The gears of the automatically shifting 7-speed DSG are also always selected with the aim of minimizing energy usage. The engine controller regulates all energy flow and drive management tasks, taking into account the power demanded at any given moment by the driver. Some of the parameters used to realize the optimum propulsion mode for the given conditions are accelerator pedal position and engine load, as well as the energy supply and mix of kinetic and electrical energy at any given time.
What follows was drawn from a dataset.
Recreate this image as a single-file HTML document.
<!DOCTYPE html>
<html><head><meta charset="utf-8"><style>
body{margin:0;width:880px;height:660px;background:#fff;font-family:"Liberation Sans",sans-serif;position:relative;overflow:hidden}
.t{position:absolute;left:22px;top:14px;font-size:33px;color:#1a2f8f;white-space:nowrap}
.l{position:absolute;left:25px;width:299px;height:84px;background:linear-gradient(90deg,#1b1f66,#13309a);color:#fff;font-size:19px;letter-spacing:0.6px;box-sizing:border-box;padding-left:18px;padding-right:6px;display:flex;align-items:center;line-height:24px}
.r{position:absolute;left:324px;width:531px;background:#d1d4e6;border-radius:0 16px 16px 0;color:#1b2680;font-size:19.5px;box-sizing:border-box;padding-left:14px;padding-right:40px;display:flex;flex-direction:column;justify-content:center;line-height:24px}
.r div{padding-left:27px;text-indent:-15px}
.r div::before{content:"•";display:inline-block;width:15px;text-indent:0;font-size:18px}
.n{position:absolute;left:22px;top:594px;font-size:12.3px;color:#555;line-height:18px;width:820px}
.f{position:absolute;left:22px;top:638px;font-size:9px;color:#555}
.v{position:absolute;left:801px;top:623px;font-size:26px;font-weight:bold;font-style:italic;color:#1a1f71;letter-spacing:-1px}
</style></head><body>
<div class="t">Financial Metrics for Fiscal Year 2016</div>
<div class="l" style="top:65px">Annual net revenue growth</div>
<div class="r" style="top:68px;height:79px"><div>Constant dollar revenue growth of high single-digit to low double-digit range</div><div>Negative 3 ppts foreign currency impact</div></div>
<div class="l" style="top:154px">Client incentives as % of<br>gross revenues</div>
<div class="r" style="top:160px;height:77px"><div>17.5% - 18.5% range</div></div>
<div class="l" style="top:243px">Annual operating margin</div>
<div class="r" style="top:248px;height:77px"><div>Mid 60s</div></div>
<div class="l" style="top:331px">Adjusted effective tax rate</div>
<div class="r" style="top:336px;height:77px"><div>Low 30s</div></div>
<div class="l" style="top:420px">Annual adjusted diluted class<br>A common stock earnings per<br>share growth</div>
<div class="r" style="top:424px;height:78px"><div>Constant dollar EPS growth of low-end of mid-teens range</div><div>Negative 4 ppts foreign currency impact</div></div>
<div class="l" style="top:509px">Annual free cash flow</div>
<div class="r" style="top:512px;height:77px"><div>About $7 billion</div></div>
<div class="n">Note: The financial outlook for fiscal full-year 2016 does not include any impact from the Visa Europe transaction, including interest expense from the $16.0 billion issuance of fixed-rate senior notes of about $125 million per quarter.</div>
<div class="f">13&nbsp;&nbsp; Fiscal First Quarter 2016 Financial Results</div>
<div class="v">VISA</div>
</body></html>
The 0.8-liter TDI was derived from the 1.6 liter TDI, which drives such cars as the Golf and Passat. The 0.8 TDI exhibits the same data as the 1.6-liter TDI common rail engine in terms of cylinder spacing (88 mm), cylinder bore (79.5 mm) and stroke (80.5 mm). In addition, the XL1’s two-cylinder and the mass produced four cylinder share key internal engine features for reducing emissions. These include special piston recesses for multiple injection and individual orientation of the individual injection jets.
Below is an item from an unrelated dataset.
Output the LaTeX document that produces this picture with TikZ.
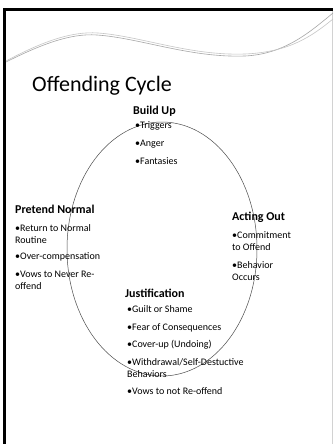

The TDI’s aluminium crankcase was constructed to achieve high rigidity and precision, which in turn leads to very low friction losses. With the goal of reducing emissions, exhaust gas recirculation and an oxidation catalytic converter as well as a diesel particulate filter are used. Equipped in this way, the 0.8 TDI already fulfils the limits of the Euro-6 emissions standard.
Also designed for efficiency is the vehicle’s cooling system. Engine management only cools the TDI by activating an externally driven electric water pump when engine operating conditions require it. This cooling system includes an automatically controlled air intake system at the front of the vehicle to reduce cooling system drag. This thermal management strategy also contributes towards reduced fuel consumption.
A second electric water pump, which is also used only as needed, circulates a separate lower temperature coolant loop to cool the starter generator and power electronics.
Design. Despite the very high levels of efficiency, developers were able to design a body layout that offers greater everyday practicality, incorporating side-by-side seating rather than the tandem arrangement seen in both the first 1-liter car presented in 2002 and the L1 presented in 2009. In the new XL1, wing doors make it easier to enter and exit the car.
The new XL1 is 3,888 mm long, 1,665 mm wide and just 1,156 mm tall. These are extreme dimensions. The Polo has a similar length (3,970 mm) and width (1,682 m), but it is significantly taller (1,462 mm). The height of the new XL1 is about the same as that of a Lamborghini Gallardo Spyder (1,184 mm). In other words, the XL1 is as long and wide as a Polo, but with a low profile like a Lamborghini.
Material. Large sections of the new XL1’s body consist of carbon fibre reinforced polymer (CFRP); the prototype weights 795 kg. Of that, 227 kg represents the entire drive unit, 153 kg the running gear, 80 kg the equipment (including the two bucket seats) and 105 kg the electrical system. That leaves 230 kg, which is precisely the weight of the body.
A total of 21.3% of the new XL1, or 169 kg, consists of CFRP. In addition, Volkswagen uses lightweight metals for 22.5% of all parts (179 kg). Only 23.2% (184 kg) of the new XL1 is constructed from steel and iron materials. The rest of its weight is distributed among various other polymers (e.g. polycarbonate side windows), metals, natural fibres, process materials and electronics.
Specifically, the monocoque with its slightly offset seats for driver and passenger and all exterior body parts are made of CFRP. The layers of carbon fibre, which are aligned with the directions of forces, are formed into parts with an epoxy resin system in the aRTM (advanced Resin Transfer Moulding) process. This material mix produces an extremely durable and lightweight composite.
Volkswagen successfully found a cost-effective way to mass produce CFRP parts in sufficient volumes as early as 2009 in the framework of the XL1 development project.